● Directions:
Return the lines that follow, exactly as they appear, from the first through the one containing "const STEP_MIN = 10;"; no pictures are to be included.

● Collected material:
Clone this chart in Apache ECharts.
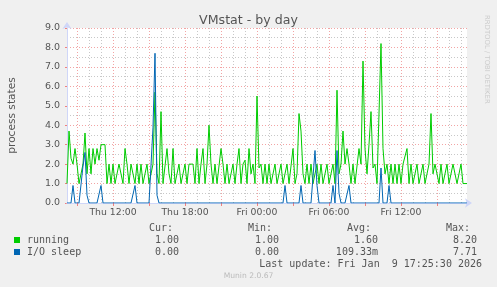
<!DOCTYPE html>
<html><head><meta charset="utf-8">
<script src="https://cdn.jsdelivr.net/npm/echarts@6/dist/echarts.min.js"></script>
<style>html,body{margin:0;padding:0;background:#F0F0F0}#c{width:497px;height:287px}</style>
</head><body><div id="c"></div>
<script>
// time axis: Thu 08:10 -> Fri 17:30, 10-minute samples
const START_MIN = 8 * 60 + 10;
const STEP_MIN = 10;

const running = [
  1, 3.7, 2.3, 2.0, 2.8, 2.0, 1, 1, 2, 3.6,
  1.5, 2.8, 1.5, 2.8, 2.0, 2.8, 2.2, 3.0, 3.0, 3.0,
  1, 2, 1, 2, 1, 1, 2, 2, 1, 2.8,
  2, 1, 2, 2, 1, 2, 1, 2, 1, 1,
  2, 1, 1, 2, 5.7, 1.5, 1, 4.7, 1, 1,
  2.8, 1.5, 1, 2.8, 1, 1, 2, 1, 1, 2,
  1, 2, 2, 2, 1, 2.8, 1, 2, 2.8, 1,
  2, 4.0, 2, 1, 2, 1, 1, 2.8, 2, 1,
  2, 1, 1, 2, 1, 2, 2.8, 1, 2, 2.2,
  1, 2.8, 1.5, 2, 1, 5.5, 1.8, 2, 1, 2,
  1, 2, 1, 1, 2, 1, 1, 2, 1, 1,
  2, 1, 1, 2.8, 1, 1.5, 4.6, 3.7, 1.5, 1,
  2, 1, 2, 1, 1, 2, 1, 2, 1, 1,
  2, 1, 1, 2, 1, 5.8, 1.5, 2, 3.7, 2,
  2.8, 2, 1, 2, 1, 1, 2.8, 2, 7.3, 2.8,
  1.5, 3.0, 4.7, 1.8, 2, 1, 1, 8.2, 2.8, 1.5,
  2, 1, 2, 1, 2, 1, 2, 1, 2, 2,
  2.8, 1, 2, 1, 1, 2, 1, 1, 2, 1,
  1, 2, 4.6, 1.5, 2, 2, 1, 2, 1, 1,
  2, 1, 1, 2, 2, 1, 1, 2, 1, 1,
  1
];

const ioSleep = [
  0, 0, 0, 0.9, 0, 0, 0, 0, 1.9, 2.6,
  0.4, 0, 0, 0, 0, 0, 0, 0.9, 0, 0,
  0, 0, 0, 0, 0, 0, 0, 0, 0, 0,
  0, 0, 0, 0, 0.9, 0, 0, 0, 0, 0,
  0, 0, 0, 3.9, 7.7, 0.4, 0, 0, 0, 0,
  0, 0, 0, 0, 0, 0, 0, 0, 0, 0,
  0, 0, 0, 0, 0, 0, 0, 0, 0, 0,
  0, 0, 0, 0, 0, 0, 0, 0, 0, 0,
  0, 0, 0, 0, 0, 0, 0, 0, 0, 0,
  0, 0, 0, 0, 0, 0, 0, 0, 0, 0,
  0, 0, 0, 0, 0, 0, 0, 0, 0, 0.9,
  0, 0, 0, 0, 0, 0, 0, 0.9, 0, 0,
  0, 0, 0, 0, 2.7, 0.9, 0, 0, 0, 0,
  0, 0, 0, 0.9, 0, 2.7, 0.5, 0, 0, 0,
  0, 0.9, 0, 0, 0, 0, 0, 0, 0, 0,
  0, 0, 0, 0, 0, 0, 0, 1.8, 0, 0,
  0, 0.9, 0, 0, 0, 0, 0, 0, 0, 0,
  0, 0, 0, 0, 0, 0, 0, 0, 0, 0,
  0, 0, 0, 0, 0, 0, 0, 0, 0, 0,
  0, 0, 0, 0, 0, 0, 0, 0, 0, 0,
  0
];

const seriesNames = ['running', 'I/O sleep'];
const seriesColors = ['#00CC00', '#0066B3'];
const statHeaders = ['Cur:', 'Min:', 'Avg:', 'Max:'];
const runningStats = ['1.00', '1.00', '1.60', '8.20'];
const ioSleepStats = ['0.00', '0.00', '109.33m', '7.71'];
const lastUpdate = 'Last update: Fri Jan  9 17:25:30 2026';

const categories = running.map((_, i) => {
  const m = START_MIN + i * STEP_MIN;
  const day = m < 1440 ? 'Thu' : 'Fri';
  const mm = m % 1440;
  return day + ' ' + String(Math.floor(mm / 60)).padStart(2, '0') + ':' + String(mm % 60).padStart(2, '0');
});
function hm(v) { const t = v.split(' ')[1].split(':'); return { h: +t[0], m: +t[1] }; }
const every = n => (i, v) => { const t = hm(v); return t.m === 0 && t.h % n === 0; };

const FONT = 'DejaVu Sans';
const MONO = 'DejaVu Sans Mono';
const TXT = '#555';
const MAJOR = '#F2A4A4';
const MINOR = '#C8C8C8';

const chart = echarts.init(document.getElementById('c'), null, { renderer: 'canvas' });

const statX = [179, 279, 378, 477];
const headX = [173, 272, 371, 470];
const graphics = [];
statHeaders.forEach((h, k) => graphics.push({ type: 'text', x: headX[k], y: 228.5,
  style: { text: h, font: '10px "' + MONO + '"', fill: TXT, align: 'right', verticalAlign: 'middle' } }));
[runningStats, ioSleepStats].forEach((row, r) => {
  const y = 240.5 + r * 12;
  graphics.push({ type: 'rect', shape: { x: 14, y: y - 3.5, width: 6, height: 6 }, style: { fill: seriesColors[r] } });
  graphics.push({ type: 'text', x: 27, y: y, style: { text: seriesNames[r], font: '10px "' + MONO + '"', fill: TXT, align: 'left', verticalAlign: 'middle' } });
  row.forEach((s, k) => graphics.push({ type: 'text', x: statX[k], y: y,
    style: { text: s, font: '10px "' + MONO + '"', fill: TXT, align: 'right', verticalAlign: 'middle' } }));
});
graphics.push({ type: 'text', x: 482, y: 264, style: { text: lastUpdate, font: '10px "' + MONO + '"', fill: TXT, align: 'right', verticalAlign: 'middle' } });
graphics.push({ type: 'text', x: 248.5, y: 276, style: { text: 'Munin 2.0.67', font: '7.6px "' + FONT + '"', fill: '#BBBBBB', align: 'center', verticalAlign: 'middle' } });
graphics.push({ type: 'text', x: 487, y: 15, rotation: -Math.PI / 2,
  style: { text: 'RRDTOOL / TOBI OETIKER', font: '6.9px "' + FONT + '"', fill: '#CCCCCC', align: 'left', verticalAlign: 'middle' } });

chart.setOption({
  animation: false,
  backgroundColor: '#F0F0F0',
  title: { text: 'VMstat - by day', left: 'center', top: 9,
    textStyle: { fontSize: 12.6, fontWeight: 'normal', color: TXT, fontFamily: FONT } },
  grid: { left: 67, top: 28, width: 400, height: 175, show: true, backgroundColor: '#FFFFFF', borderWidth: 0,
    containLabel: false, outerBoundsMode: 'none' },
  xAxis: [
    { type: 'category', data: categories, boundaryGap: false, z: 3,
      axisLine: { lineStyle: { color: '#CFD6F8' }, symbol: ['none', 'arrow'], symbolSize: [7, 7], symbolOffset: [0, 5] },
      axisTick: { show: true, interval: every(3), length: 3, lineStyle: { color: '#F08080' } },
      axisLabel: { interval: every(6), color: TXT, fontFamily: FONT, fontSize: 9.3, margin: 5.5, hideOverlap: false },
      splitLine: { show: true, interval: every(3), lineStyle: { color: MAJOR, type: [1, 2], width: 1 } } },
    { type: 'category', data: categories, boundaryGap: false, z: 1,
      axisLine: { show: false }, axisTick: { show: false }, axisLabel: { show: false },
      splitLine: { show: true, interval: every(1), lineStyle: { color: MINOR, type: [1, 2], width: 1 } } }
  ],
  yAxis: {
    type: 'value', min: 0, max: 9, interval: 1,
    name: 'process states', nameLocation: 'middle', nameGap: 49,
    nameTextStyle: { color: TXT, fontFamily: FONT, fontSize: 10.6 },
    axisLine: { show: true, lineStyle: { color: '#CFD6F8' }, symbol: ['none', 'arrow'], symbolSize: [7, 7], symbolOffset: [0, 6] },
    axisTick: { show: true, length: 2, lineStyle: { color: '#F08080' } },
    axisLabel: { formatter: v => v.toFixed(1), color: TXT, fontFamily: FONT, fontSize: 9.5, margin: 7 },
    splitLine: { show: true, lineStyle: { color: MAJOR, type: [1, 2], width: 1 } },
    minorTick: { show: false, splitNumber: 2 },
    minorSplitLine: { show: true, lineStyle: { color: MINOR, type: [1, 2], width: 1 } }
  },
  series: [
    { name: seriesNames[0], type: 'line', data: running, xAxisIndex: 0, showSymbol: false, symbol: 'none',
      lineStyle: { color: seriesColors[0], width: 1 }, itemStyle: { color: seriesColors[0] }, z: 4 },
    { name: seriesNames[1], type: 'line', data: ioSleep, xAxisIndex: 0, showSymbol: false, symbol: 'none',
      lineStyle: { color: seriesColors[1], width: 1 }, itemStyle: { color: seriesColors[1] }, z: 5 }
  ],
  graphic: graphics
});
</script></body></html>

● Result of this task:
Clone this chart in Apache ECharts.
<!DOCTYPE html>
<html><head><meta charset="utf-8">
<script src="https://cdn.jsdelivr.net/npm/echarts@6/dist/echarts.min.js"></script>
<style>html,body{margin:0;padding:0;background:#F0F0F0}#c{width:497px;height:287px}</style>
</head><body><div id="c"></div>
<script>
// time axis: Thu 08:10 -> Fri 17:30, 10-minute samples
const START_MIN = 8 * 60 + 10;
const STEP_MIN = 10;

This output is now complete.